We have the capability to build the world’s first bionic starting
pitcher. Chris Carpenter will be that man. Better than he was before.
Better, stronger, faster.” If you have a better explanation for 4-0
with a 0.71 ERA, I’d really like to hear it.
Rays 3, Royals 2: The Royals have dropped seven games in a row. The Rays are back to .500.
Rockies 10, Astros 3: It was going to happen eventually, so why
not last night: Wandy Rodriguez was shelled (5 IP, 10 H, 7 ER). Garrett
Atkins had a couple of homers for the Rockies, but really everyone got
in on the hit parade.
Giants 4, Nationals 1: Matt Cain gets a rain-shortened win in
the second, afterthoughty and rainy half of the doubleheader. I can
only assume that there were about six people there by the time the rain
started coming down in earnest.
Phillies 3, Dodgers 0: Cole Hamels spins the pitching performance of the night (CG, SHO, 5 H, 5K). The Phillies have won seven straight.

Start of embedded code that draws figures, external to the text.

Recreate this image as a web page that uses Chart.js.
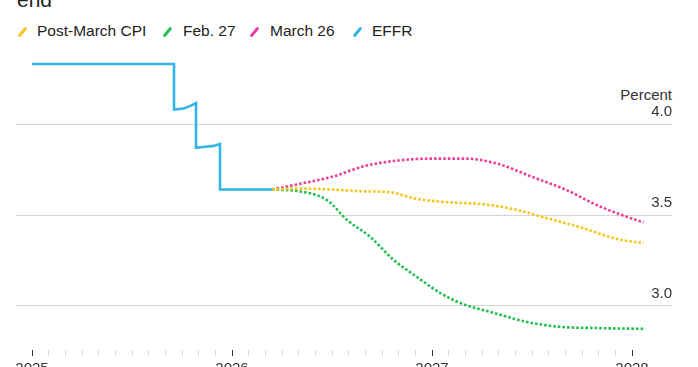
<!DOCTYPE html>
<html>
<head>
<meta charset="utf-8">
<script src="https://cdn.jsdelivr.net/npm/chart.js@4/dist/chart.umd.min.js"></script>
<style>
  body { margin: 0; overflow: hidden; background: #fff; font-family: "Liberation Sans", Arial, sans-serif; color: #222; }
  #wrap { position: relative; width: 698px; height: 367px; overflow: hidden; }
  #chart { position: absolute; left: 0; top: 0; }
  .title { position: absolute; left: 17px; top: -12px; font-size: 21px; color: #222; }
  .lg { position: absolute; top: 22px; font-size: 15.5px; line-height: 18px; white-space: nowrap; }
  .sw { position: absolute; width: 3px; height: 12px; border-radius: 1.5px; transform: rotate(40deg); }
  .unit { position: absolute; right: 26px; top: 86px; font-size: 15px; color: #333; }
</style>
</head>
<body>
<div id="wrap">
  <div class="title">end</div>
  <div id="legend"></div>
  <div class="unit">Percent</div>
  <canvas id="chart" width="698" height="385"></canvas>
</div>
<script>
// x = months since Jan 2025, y = percent
const years = ['2025', '2026', '2027', '2028'];
const seriesNames = ['Post-March CPI', 'Feb. 27', 'March 26', 'EFFR'];
const seriesColors = ['#f4c51d', '#22bf4e', '#ec3f9c', '#33b4e6'];

const effrMonths = [0, 8.52, 8.52, 9.1, 9.5, 9.84, 9.84, 10.4, 10.9, 11.28, 11.28, 14.4];
const effrValues = [4.33, 4.33, 4.08, 4.085, 4.10, 4.115, 3.87, 3.875, 3.88, 3.89, 3.64, 3.64];

const cpiMonths = [14.4, 16, 18, 20, 21.5, 23, 25, 27, 29, 31, 33, 35, 36.7];
const cpiValues = [3.64, 3.645, 3.64, 3.63, 3.625, 3.59, 3.57, 3.56, 3.53, 3.48, 3.43, 3.37, 3.345];

const febMonths = [14.4, 15.9, 17.7, 18.9, 20.3, 21.7, 23.1, 24.5, 25.7, 27.7, 29.7, 31.7, 33.7, 36.8];
const febValues = [3.64, 3.632, 3.582, 3.473, 3.379, 3.253, 3.159, 3.071, 3.016, 2.962, 2.912, 2.885, 2.879, 2.874];

const marMonths = [14.4, 16, 18, 20, 22, 24, 26, 28, 30, 32, 34, 36, 36.7];
const marValues = [3.64, 3.67, 3.71, 3.77, 3.80, 3.81, 3.81, 3.78, 3.71, 3.64, 3.55, 3.48, 3.46];

const yTicks = [3.0, 3.5, 4.0];

// legend (html)
const legendX = [[18, 37], [163, 183], [250, 270], [353, 372]];
const legend = document.getElementById('legend');
seriesNames.forEach((name, i) => {
  const sw = document.createElement('div');
  sw.className = 'sw';
  sw.style.left = (legendX[i][0] + 3) + 'px';
  sw.style.top = '26px';
  sw.style.background = seriesColors[i];
  legend.appendChild(sw);
  const t = document.createElement('div');
  t.className = 'lg';
  t.style.left = legendX[i][1] + 'px';
  t.textContent = name;
  legend.appendChild(t);
});

function pts(xs, ys) {
  return xs.map((x, i) => ({x: x, y: ys[i]}));
}

const dotted = {
  borderWidth: 2.6,
  borderDash: [2.6, 2],
  borderCapStyle: 'butt',
  cubicInterpolationMode: 'monotone',
  pointRadius: 0,
  fill: false
};

new Chart(document.getElementById('chart'), {
  type: 'line',
  data: {
    datasets: [
      Object.assign({label: seriesNames[0], data: pts(cpiMonths, cpiValues), borderColor: seriesColors[0]}, dotted),
      Object.assign({label: seriesNames[1], data: pts(febMonths, febValues), borderColor: seriesColors[1]}, dotted),
      Object.assign({label: seriesNames[2], data: pts(marMonths, marValues), borderColor: seriesColors[2]}, dotted),
      {
        label: seriesNames[3],
        data: pts(effrMonths, effrValues),
        borderColor: seriesColors[3],
        borderWidth: 2.6,
        tension: 0,
        pointRadius: 0,
        fill: false
      }
    ]
  },
  options: {
    responsive: false,
    animation: false,
    devicePixelRatio: 1,
    layout: { padding: { top: 50, left: 16, right: 26, bottom: 5 } },
    plugins: { legend: { display: false }, tooltip: { enabled: false } },
    scales: {
      x: {
        type: 'linear',
        min: -0.96,
        max: 38.4,
        afterBuildTicks: (scale) => {
          const t = [];
          for (let m = 0; m <= 36; m++) t.push({value: m});
          scale.ticks = t;
        },
        afterFit: (scale) => { scale.height = 30; },
        border: { display: false },
        grid: {
          drawOnChartArea: false,
          drawTicks: true,
          tickLength: 6,
          tickWidth: 1,
          offset: false,
          tickColor: (ctx) => (ctx.tick && ctx.tick.value % 12 === 0) ? '#333' : '#d8d8d8'
        },
        ticks: {
          autoSkip: false,
          maxRotation: 0,
          padding: 4,
          color: '#333',
          font: { family: 'Liberation Sans', size: 15 },
          callback: (v) => v % 12 === 0 ? years[v / 12] : ''
        }
      },
      y: {
        position: 'right',
        min: 2.758,
        max: 4.407,
        afterBuildTicks: (scale) => { scale.ticks = yTicks.map(v => ({value: v})); },
        border: { display: false },
        grid: { color: '#d5d5d5', lineWidth: 1, drawTicks: false },
        ticks: {
          mirror: true,
          padding: 0,
          labelOffset: -12,
          color: '#333',
          font: { family: 'Liberation Sans', size: 15 },
          callback: (v) => v.toFixed(1)
        }
      }
    }
  }
});
</script>
</body>
</html>
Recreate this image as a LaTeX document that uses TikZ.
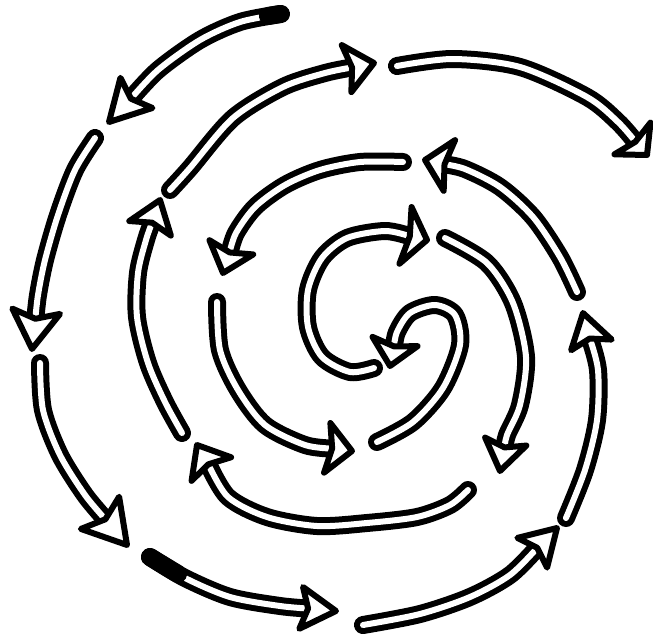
\documentclass[tikz,border=0pt]{standalone}
\tikzset{
  shaftout/.style={draw=black, line width=18pt, line cap=round, line join=round},
  shaftin/.style={draw=white, line width=6pt, line cap=round, line join=round},
  headstyle/.style={fill=white, draw=black, line width=6pt, line join=round},
  solidtail/.style={draw=black, line width=18pt, line cap=round},
}
% #1 head length, #2 head half-width, #3 shaft points, (#4,#5) point before tip, (#6,#7) tip
\newcommand\hollowarrow[7]{%
  \pgfmathsetmacro\hdang{atan2(#5-#7,#6-#4)}%
  \pgfmathsetmacro\hdsx{#6-0.75*#1*cos(\hdang)}%
  \pgfmathsetmacro\hdsy{#7+0.75*#1*sin(\hdang)}%
  \draw[shaftout] plot[smooth] coordinates {#3 (#4,#5) (\hdsx,\hdsy)};
  \draw[shaftin] plot[smooth] coordinates {#3 (#4,#5) (\hdsx,\hdsy)};
  \filldraw[headstyle, shift={(#6,#7)}, rotate=\hdang]
    (0,0) -- (-#1,#2) -- (-0.8*#1,0) -- (-#1,-#2) -- cycle;
}
\begin{document}
\begin{tikzpicture}[x=1pt, y=-1pt]
\useasboundingbox (0,0) rectangle (653,642);
% inward spiral
\hollowarrow{40}{22}{(281,14) (240,22) (200,40)}{158}{70}{109}{122}
\draw[solidtail] (280,14) -- (268,16);
\hollowarrow{38}{24}{(95,138) (75,170) (58,215) (45,260)}{38}{295}{32}{349}
\hollowarrow{42}{25}{(40,363) (43,410) (60,455)}{85}{495}{127}{545}
\hollowarrow{35}{21}{(150,557) (185,578) (230,597)}{280}{606}{336}{611}
\draw[solidtail] (150,557) -- (178,574);
\hollowarrow{35}{21}{(363,625) (420,614) (470,597)}{510}{575}{557}{528}
\hollowarrow{33}{21}{(566,518) (585,470) (597,420)}{598}{370}{583}{313}
\hollowarrow{25}{26}{(577,292) (560,257) (533,217) (500,187)}{465}{169}{425}{160}
\hollowarrow{27}{23}{(403,162) (360,162) (320,170) (285,185) (255,207)}{236}{233}{223}{273}
\hollowarrow{25}{25}{(217,302) (220,350) (238,390) (265,425)}{305}{445}{352}{451}
\hollowarrow{25}{23}{(377,442) (413,422) (443,388) (460,345) (455,315) (435,305) (410,313)}{397}{332}{390}{366}
% outward spiral
\hollowarrow{22}{29}{(374,368) (350,372) (322,357) (308,327) (308,290) (322,258) (347,238)}{385}{231}{427}{240}
\hollowarrow{30}{21}{(445,238) (487,263) (513,303) (526,357) (520,405)}{507}{435}{500}{471}
\hollowarrow{28}{23}{(468,490) (450,505) (417,517) (367,523) (317,526) (267,517)}{228}{497}{197}{445}
\hollowarrow{30}{22}{(182,433) (165,402) (148,363) (137,317) (138,273)}{146}{240}{160}{200}
\hollowarrow{28}{24}{(170,190) (190,168) (233,118) (283,87)}{325}{73}{374}{63}
\hollowarrow{22}{24}{(397,66) (453,59) (520,67) (587,97)}{618}{122}{647}{155}
\end{tikzpicture}
\end{document}
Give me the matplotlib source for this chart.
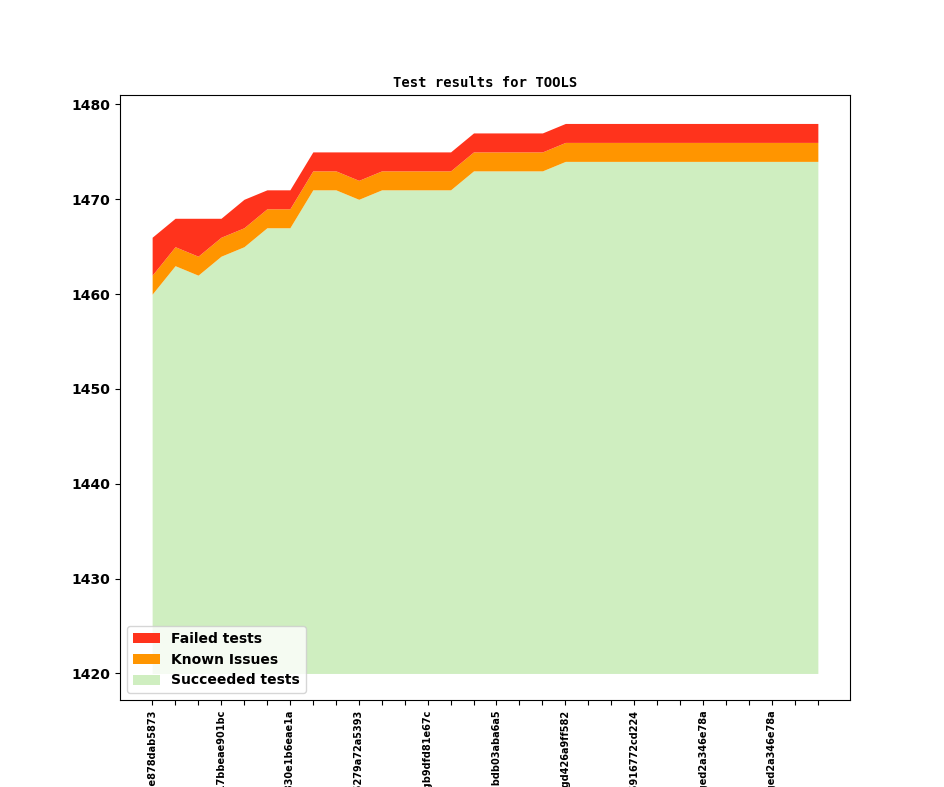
import numpy as np
import matplotlib.pyplot as plt

succeeded = [1460, 1463, 1462, 1464, 1465, 1467, 1467, 1471, 1471, 1470,
             1471, 1471, 1471, 1471, 1473, 1473, 1473, 1473] + [1474] * 12
known = [2] * 30
total = [1466, 1468, 1468, 1468, 1470, 1471, 1471, 1475, 1475, 1475,
         1475, 1475, 1475, 1475, 1477, 1477, 1477, 1477] + [1478] * 12
failed = [t - s - k for t, s, k in zip(total, succeeded, known)]

commit_labels = ["0.9.1-g1e878dab5873", "0.9.1-g17bbeae901bc", "0.9.2-g830e1b6eae1a",
                 "0.9.2-g5279a72a5393", "0.9.3-gb9dfd81e67c", "0.9.3-gbdb03aba6a5",
                 "0.9.4-gd426a9ff582", "0.9.4-g5916772cd224", "0.9.5-ged2a346e78a",
                 "0.9.5-ged2a346e78a"]
base = 1420

x = np.arange(len(succeeded))
s = np.array(succeeded)
k = s + np.array(known)
f = k + np.array(failed)

fig = plt.figure(figsize=(9.44, 7.87), dpi=100)
ax = fig.add_axes([120 / 944, 87 / 787, 730 / 944, 605 / 787])
ax.fill_between(x, base, s, color="#cfeec0", linewidth=0, label="Succeeded tests")
ax.fill_between(x, s, k, color="#ff9500", linewidth=0, label="Known Issues")
ax.fill_between(x, k, f, color="#ff331c", linewidth=0, label="Failed tests")

ax.set_xlim(-1.4, len(x) - 1 + 1.4)
ax.set_ylim(1417.2, 1481)
ax.set_xticks(x)
labels = [""] * len(x)
for i, lab in enumerate(commit_labels):
    labels[i * 3] = lab
ax.set_xticklabels(labels, rotation=90, fontsize=7, fontweight="bold")
for t in ax.get_yticklabels():
    t.set_fontweight("bold")
ax.set_title("Test results for TOOLS", family="monospace", fontweight="bold", fontsize=10)

h, l = ax.get_legend_handles_labels()
ax.legend(h[::-1], l[::-1], loc="lower left", prop={"weight": "bold"})

fig.savefig("out.png", dpi=100)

Cubs-Braves: Postponed. They’ll have to schedule a doubleheader
to make this one up, most likely. Doubleheaders can be hard on a
pitching staff. Helps to have an extra starter hanging around for those
things you know. Some guy — maybe a wily vet — who can just bear down
and give you some innings to save the rest of your staff. Too bad the
Braves don’t have anyone like that. AAAAARRRGGH!